Like the title says, I wanted to know what country manufactures Cannondale Frames? Also, where are your personal frames from? Reason being, is because I just purchased a brand new 2012 Cannondale Hi Mod Evo Frame from a 100% ebay seller and just received the frame. Frame looks legit and real but the frame had a sticker under the bb that said made in china and thought these frames were made in USA. Can anyone please apply some knowledge. Thank you.


----------



## bikerjulio (Jan 19, 2010)

Cannondale's carbon frames are made in China. Like Cervelo and many others.

Their alloy frames used to be made in the USA, but they are now overseas too - Taiwan I think.


----------



## eekase (Nov 10, 2009)

bikerjulio said:


> Cannondale's carbon frames are made in China.

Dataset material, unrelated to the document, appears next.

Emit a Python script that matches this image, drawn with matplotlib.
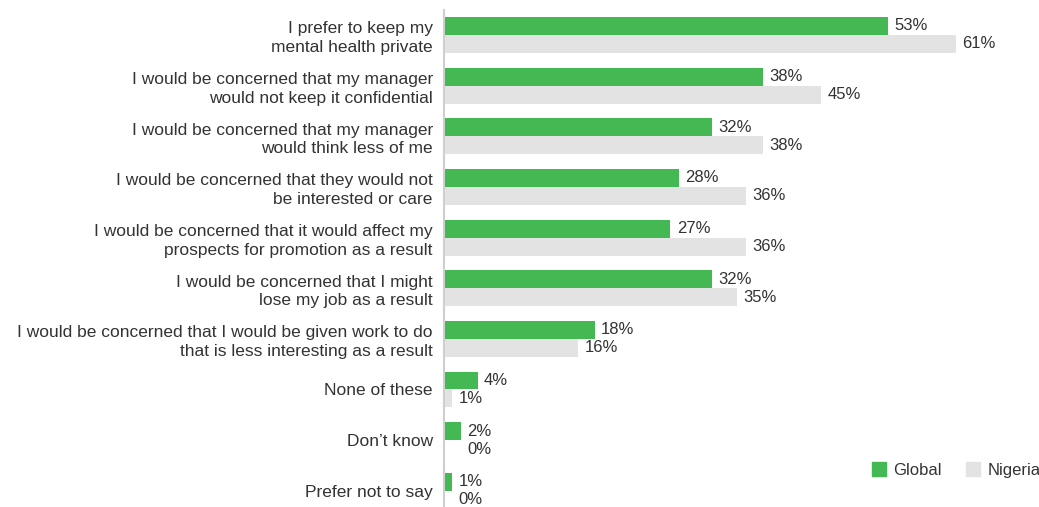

^^^ Yep, I picked up my 2013 EVO frame last week. Its a great looking frame, but it does have that 'China' sticker on the BB. My '09 Super6 has the American flag on the top tube, with the Made in USA note, but I think that was the last year they were made in the States.


----------



## wesb321 (Oct 1, 2011)

My C'dale Street said "HAND MADE IN THE USA" across the seat stays in bold white lettering under the clear coat. Gone are those days sadly along with the bike.


----------



## TriSliceRS (Sep 15, 2012)

I thought around when my 2009 supersix was built was the last time the carbon frames were made in the US, and after that they switched to offshore. Sadly, if this is a commentary for manufacturing quality of US built stuff, but I also heard that the quality went up... And issues like my recent frame crack are now much less common with offshore frames.


----------



## learlove (Jan 18, 2009)

pretty much sums it up:

family guy stewie works at china - YouTube


----------



## metoou2 (Mar 18, 2009)

Google DOREL and read up on what's been goin down.

Who still makes carbon bits in the U.S.? I mean among the big Players.
I can think of ZIPPY and some of the Madones, anyone else?


----------



## metoou2 (Mar 18, 2009)

TriSliceRS said:


> I thought around when my 2009 supersix was built was the last time the carbon frames were made in the US, and after that they switched to offshore. Sadly, if this is a commentary for manufacturing quality of US built stuff, but I also heard that the quality went up... And issues like my recent frame crack are now much less common with offshore frames.


yes, the '09 Super Six was the last carbon frame made in the States. I had one. HAD. That model had more cracks than.............than............well darn, can't think of a good analogy. The carbon Synapse production was moved 'over seas' before the Supers were moved over. The people receiving them in in Bedford for final assembly had very good things to say about the Asian produced frames.


----------



## bikerjulio (Jan 19, 2010)

my SS is a 2010. has the "China" sticker under the BB. It's been fine.


----------